#3997
Martin W
Participant

    The Grain report on global poultry industry and H5N1 looks excellent to me. http://www.grain.org/briefings/?id=194#_ftn31 (see thread here re farming and H5N1)

    Includes mention re contaminated feed being thought to be a source of H5N1.
    “The global trade in poultry feed, another factor in this whole mess, is dominated by the same companies. One of the standard ingredients in industrial chicken feed, and most industrial animal feed, is “poultry litter”. This is a euphemism for whatever is found on the floor of the factory farms: fecal matter, feathers, bedding, etc.[43] Chicken meat, under the label “animal by-product meal”, also goes into industrial chicken feed.[44] The WHO says that bird flu can survive in bird faeces for up to 35 days and, in a recent update to its bird flu fact sheet, it mentions feed as a possible medium for the spread of bird flu between farms.[45] Russian authorities pointed to feed as one of the main suspected sources of an H5N1 outbreak at a large-scale factory farm in Kurgan province, where 460,000 birds were killed.
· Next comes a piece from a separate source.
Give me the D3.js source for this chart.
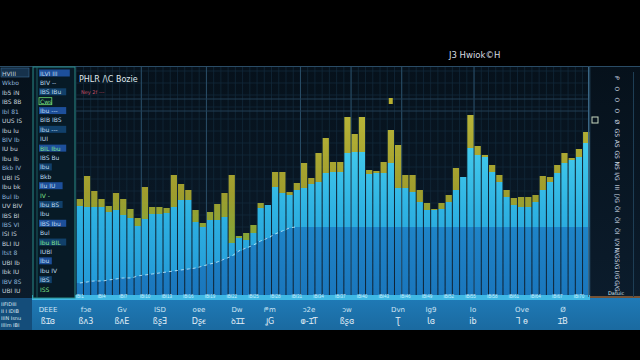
<!DOCTYPE html>
<html>
<head>
<meta charset="utf-8">
<script src="https://cdn.jsdelivr.net/npm/d3@7"></script>
<style>
  body { margin: 0; background: #000; }
  svg { display: block; font-family: "DejaVu Sans", sans-serif; }
</style>
</head>
<body>
<svg id="chart" width="640" height="360"></svg>
<script>
// ---- data ----
const categories = d3.range(1, 72);

// lower (darker) part of each bar, also the dashed trend line
const baseVals = [14, 15, 16, 16, 17, 18, 19, 19, 21, 22, 23, 24, 25, 26, 27, 28, 29, 31, 33, 35,
  38, 41, 46, 49, 52, 56, 59, 63, 66, 69, 70, 70, 70, 70, 70, 70, 70, 70, 70, 70,
  70, 70, 70, 70, 70, 70, 70, 70, 70, 70, 70, 70, 70, 70, 70, 70, 70, 70, 70, 70,
  70, 70, 70, 70, 70, 70, 70, 70, 70, 70, 70];

// top of the blue part
const blueVals = [91, 90, 90, 90, 85, 87, 82, 79, 71, 78, 83, 83, 84, 90, 97, 97, 75, 70, 77, 77,
  80, 54, 59, 57, 64, 89, 92, 110, 104, 102, 107, 109, 113, 115, 124, 125, 125, 144, 145, 145,
  123, 124, 124, 134, 109, 109, 105, 95, 87, 87, 88, 95, 107, 120, 149, 142, 140, 125, 115, 100,
  92, 90, 90, 95, 107, 115, 124, 134, 137, 140, 154];

// top of the yellow cap
const topVals = [98, 121, 106, 98, 91, 104, 98, 88, 79, 110, 90, 90, 89, 122, 113, 107, 87, 74, 85, 93,
  104, 122, 61, 64, 72, 94, 92, 125, 125, 105, 114, 134, 119, 144, 159, 135, 135, 180, 163, 180,
  127, 126, 135, 167, 152, 122, 122, 107, 94, 88, 94, 102, 129, 120, 182, 151, 142, 132, 122, 107,
  99, 100, 100, 102, 121, 120, 132, 144, 139, 148, 165];

const bottomTop = ["DEEE", "fɔe", "Gv", "ISD", "oɐe", "Dw", "ᖘm", "ɔ2e", "ɔw", "Dvn", "Ig9", "Io", "Ove", "Ø"];
const bottomSub = ["ßꞮɞ", "ßʌ3", "ßʌE", "ßʂƎ", "Dʂꞓ", "ꝺꞮꞮ", "ꞲG", "ⱷ-ꞮT", "ßʂɞ", "Ʈ", "Ɩɞ", "ib", "Ꞁ ɵ", "ꞮB"];
const bottomPos = [48, 86, 122, 160, 199, 237, 270, 309, 347, 398, 431, 473, 522, 563];

const sideLeft = ["HVIII", "Wkbo", "Ib5 iN", "IBS 8B", "Ibl 81", "UUS IS", "Ibu Iu", "BIV Ib",
  "IU bu", "Ibu Ib", "Bkb IV", "UBI IS", "Ibu bk", "Bul Ib", "UV BIV", "IBS BI", "IBS VI",
  "ISI IS", "BLI IU", "ltst 8", "UBI Ib", "Ibk IU", "IBV 8S", "UBI IU"];
const sideRight = ["ILVI III", "BIV --", "IBS IBu", "Cws", "Ibu ---", "BIB IBS", "Ibu ---", "IUI",
  "BIL Ibu", "IBS Bu", "Ibu", "Bkb", "Ilu IU", "IV -", "Ibu BS", "Ibu", "IBS Ibu", "Bul",
  "Ibu BIL", "IUBl", "Ibu", "Ibu IV", "IBS", "ISS"];
const glyphs = ["ᑭ", "O", "O", "O", "Ø", "GS", "AS", "GS", "NS", "I/G", "III", "[/G", "ÖI", "ÖI",
  "ÖI", "I/ꓘ", "N/G", "S/G", "I/G", "G/G"];

const chartTitle = "J3 Hwiok©H";
const plotTitle = "PHLR /\\C Bozie";
const plotSub = "Ney 2f ---";

// ---- layout ----
const width = 640, height = 360;
const margin = { top: 67, right: 50, bottom: 63, left: 76 };
const innerWidth = width - margin.left - margin.right;
const innerHeight = height - margin.top - margin.bottom;

const svg = d3.select("#chart");
const defs = svg.append("defs");

const grad = (id, y1, y2, stops) => {
  const lg = defs.append("linearGradient").attr("id", id)
    .attr("gradientUnits", "userSpaceOnUse")
    .attr("x1", 0).attr("x2", 0).attr("y1", y1).attr("y2", y2);
  stops.forEach(([o, c]) => lg.append("stop").attr("offset", o).attr("stop-color", c));
};
grad("gMid", 40, 230, [[0, "#4fd8f2"], [0.55, "#2eb2e2"], [1, "#2296d6"]]);
grad("gBase", 100, 230, [[0, "#2290d2"], [1, "#1a76bc"]]);
grad("gTop", 40, 180, [[0, "#d6d03c"], [0.6, "#b8b22e"], [1, "#94be3c"]]);
grad("gBand", 298, 330, [[0, "#1f7ab6"], [1, "#1a6aa0"]]);
grad("gPanel", 66, 298, [[0, "#06111b"], [1, "#0b1c2c"]]);

svg.append("rect").attr("width", width).attr("height", height).attr("fill", "#000");
svg.append("rect").attr("x", 0).attr("y", 66).attr("width", width).attr("height", 232)
  .attr("fill", "url(#gPanel)");
svg.append("line").attr("x1", 0).attr("x2", width).attr("y1", 66.5).attr("y2", 66.5)
  .attr("stroke", "#2a4c66").attr("stroke-width", 1);

// title at top
svg.append("text").attr("x", 449).attr("y", 58).attr("fill", "#d8dde2")
  .attr("font-size", 8.5).text(chartTitle);

// ---- plot ----
const g = svg.append("g").attr("transform", `translate(${margin.left},${margin.top})`);

const xScale = d3.scaleBand().domain(categories).range([0, innerWidth])
  .paddingInner(0.14).paddingOuter(0.1);
const yScale = d3.scaleLinear().domain([0, 230]).range([innerHeight, 0]);

// grid
const grid = g.append("g").attr("class", "grid");
grid.selectAll(".vg").data(categories).enter().append("line")
  .attr("x1", (d) => xScale(d) - 0.5).attr("x2", (d) => xScale(d) - 0.5)
  .attr("y1", 0).attr("y2", innerHeight)
  .attr("stroke", "#12283a").attr("stroke-width", 0.8);
grid.selectAll(".hg").data(d3.range(10, 230, 12)).enter().append("line")
  .attr("x1", 0).attr("x2", innerWidth)
  .attr("y1", (d) => yScale(d)).attr("y2", (d) => yScale(d))
  .attr("stroke", "#12283a").attr("stroke-width", 0.8);
const majorX = [9, 18, 31, 38, 45, 55, 71];
grid.selectAll(".mg").data(majorX).enter().append("line")
  .attr("x1", (d) => xScale(d) + xScale.bandwidth() + 0.5)
  .attr("x2", (d) => xScale(d) + xScale.bandwidth() + 0.5)
  .attr("y1", 0).attr("y2", innerHeight)
  .attr("stroke", "#2a4e68").attr("stroke-width", 1);
grid.selectAll(".mh").data([198, 186]).enter().append("line")
  .attr("x1", 0).attr("x2", innerWidth)
  .attr("y1", (d) => yScale(d)).attr("y2", (d) => yScale(d))
  .attr("stroke", "#223e55").attr("stroke-width", 1);

// bars
const rows = categories.map((c, i) => ({ c, base: baseVals[i], blue: blueVals[i], top: topVals[i] }));
const bars = g.append("g").attr("class", "bars");
bars.selectAll(".seg-top").data(rows).enter().append("rect")
  .attr("x", (d) => xScale(d.c)).attr("width", xScale.bandwidth())
  .attr("y", (d) => yScale(d.top)).attr("height", (d) => Math.max(0, yScale(d.blue) - yScale(d.top)))
  .attr("fill", "url(#gTop)").attr("opacity", 0.86);
bars.selectAll(".seg-mid").data(rows).enter().append("rect")
  .attr("x", (d) => xScale(d.c)).attr("width", xScale.bandwidth())
  .attr("y", (d) => yScale(d.blue)).attr("height", (d) => yScale(d.base) - yScale(d.blue))
  .attr("fill", "url(#gMid)");
bars.selectAll(".seg-base").data(rows).enter().append("rect")
  .attr("x", (d) => xScale(d.c)).attr("width", xScale.bandwidth())
  .attr("y", (d) => yScale(d.base)).attr("height", (d) => innerHeight - yScale(d.base))
  .attr("fill", "url(#gBase)");

// dashed trend line over the rising part
const lineGenerator = d3.line()
  .x((d) => xScale(d.c) + xScale.bandwidth() / 2)
  .y((d) => yScale(d.base))
  .curve(d3.curveMonotoneX);
g.append("path").datum(rows.slice(0, 31))
  .attr("d", lineGenerator)
  .attr("fill", "none").attr("stroke", "#d8f4ff").attr("stroke-width", 1)
  .attr("stroke-dasharray", "3,3").attr("opacity", 0.75);

// plot titles
g.append("text").attr("x", 3).attr("y", 15).attr("fill", "#dfe6ea")
  .attr("font-size", 8).text(plotTitle);
g.append("text").attr("x", 5).attr("y", 27).attr("fill", "#c0506a")
  .attr("font-size", 5).text(plotSub);

// small markers
g.append("rect").attr("x", xScale(44) + 1).attr("y", 31).attr("width", 4).attr("height", 6)
  .attr("fill", "#b8b030");
svg.append("rect").attr("x", 592).attr("y", 117).attr("width", 6).attr("height", 6)
  .attr("fill", "none").attr("stroke", "#c8d8c0").attr("stroke-width", 1);

// bottom label band
svg.append("rect").attr("x", 0).attr("y", 298).attr("width", width).attr("height", 32)
  .attr("fill", "url(#gBand)");
svg.append("rect").attr("x", 0).attr("y", 298).attr("width", 32).attr("height", 32)
  .attr("fill", "#144d7a");
svg.append("line").attr("x1", 588).attr("x2", width).attr("y1", 297).attr("y2", 297)
  .attr("stroke", "#e08a40").attr("stroke-width", 1.2);
svg.append("text").attr("x", 608).attr("y", 295).attr("fill", "#d8e8f0")
  .attr("font-size", 5).text("Datuic");

// x axis strip (on top of the band)
const axisStrip = svg.append("g").attr("transform", `translate(${margin.left},${height - margin.bottom})`);
axisStrip.append("rect").attr("x", -44).attr("y", -2).attr("width", innerWidth + 44).attr("height", 5)
  .attr("fill", "#3fb8e4");
const xAxis = d3.axisBottom(xScale).tickSize(0).tickPadding(-2)
  .tickValues(categories.filter((d) => d % 3 === 1)).tickFormat((d) => "IBI" + d);
axisStrip.call(xAxis).select(".domain").remove();
axisStrip.selectAll("text").attr("font-size", 4.5).attr("fill", "#c8f0ff");

const bl = svg.append("g");
bl.selectAll(".bt").data(bottomTop).enter().append("text")
  .attr("x", (d, i) => bottomPos[i]).attr("y", 312)
  .attr("text-anchor", "middle").attr("font-size", 7).attr("fill", "#cfe6f4")
  .text((d) => d);
bl.selectAll(".bs").data(bottomSub).enter().append("text")
  .attr("x", (d, i) => bottomPos[i]).attr("y", 324)
  .attr("text-anchor", "middle").attr("font-size", 8).attr("fill", "#e2eef6")
  .text((d) => d);
["IIFIDIII", "II I IDIB", "IIIN Isnu", "Illlm IBI"].forEach((t, i) => {
  svg.append("text").attr("x", 1).attr("y", 306 + i * 7).attr("font-size", 5)
    .attr("fill", "#d6e6f0").text(t);
});

// left side panels
const sideY = d3.scalePoint().domain(d3.range(sideLeft.length)).range([74, 291]);
svg.append("rect").attr("x", 1).attr("y", 68).attr("width", 28).attr("height", 9)
  .attr("fill", "#16324c").attr("stroke", "#3a6a90").attr("stroke-width", 0.6);
svg.append("g").selectAll("text").data(sideLeft).enter().append("text")
  .attr("x", 2).attr("y", (d, i) => sideY(i) + 2)
  .attr("font-size", 6)
  .attr("fill", (d, i) => (i % 3 === 1 ? "#8fb4d8" : "#c6d2dc"))
  .text((d) => d);

svg.append("rect").attr("x", 33).attr("y", 67).attr("width", 42).attr("height", 231)
  .attr("fill", "#071a26").attr("stroke", "#2b8c88").attr("stroke-width", 1);
svg.append("line").attr("x1", 37).attr("x2", 37).attr("y1", 67).attr("y2", 298)
  .attr("stroke", "#1f6f70").attr("stroke-width", 0.8);
const sideY2 = d3.scalePoint().domain(d3.range(sideRight.length)).range([74, 290]);
const sr = svg.append("g").selectAll("g").data(sideRight).enter().append("g")
  .attr("transform", (d, i) => `translate(40,${sideY2(i)})`);
sr.append("rect").attr("x", -1).attr("y", -4.5).attr("height", 7)
  .attr("width", (d) => d.length * 3.6 + 2)
  .attr("fill", (d, i) => (i % 4 === 0 ? "#1d4f9a" : i % 4 === 2 ? "#11406a" : "none"))
  .attr("stroke", (d, i) => (i === 3 ? "#6ee070" : "none")).attr("stroke-width", 0.8);
sr.append("text").attr("y", 1.5).attr("font-size", 6)
  .attr("fill", (d, i) => (i % 5 === 3 ? "#7ee08a" : "#bcd8ee"))
  .text((d) => d);

// right glyph column
svg.append("line").attr("x1", 588.5).attr("x2", 588.5).attr("y1", 67).attr("y2", 297)
  .attr("stroke", "#3a6684").attr("stroke-width", 1);
svg.append("line").attr("x1", 633.5).attr("x2", 633.5).attr("y1", 72).attr("y2", 297)
  .attr("stroke", "#1e3e55").attr("stroke-width", 1);
const gy = d3.scalePoint().domain(d3.range(glyphs.length)).range([78, 286]);
svg.append("g").selectAll("text").data(glyphs).enter().append("text")
  .attr("transform", (d, i) => `translate(615,${gy(i)}) rotate(90)`)
  .attr("text-anchor", "middle").attr("font-size", 6).attr("fill", "#d0dde6")
  .text((d) => d);
</script>
</body>
</html>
    So, got me wondering: is it possible that in areas where swans evidently dispersed from, they could have eaten contaminated feed?
    Not sure if maybe poultry feed dumped as suspect (what happened to rest of the feed in Kurgan province, after problems surfaced, say?); or are there refuges where birds are fed in winter, as in some UK reserves?

    Might help explain preponderance of mute swans, if directly fed (for some infections at least).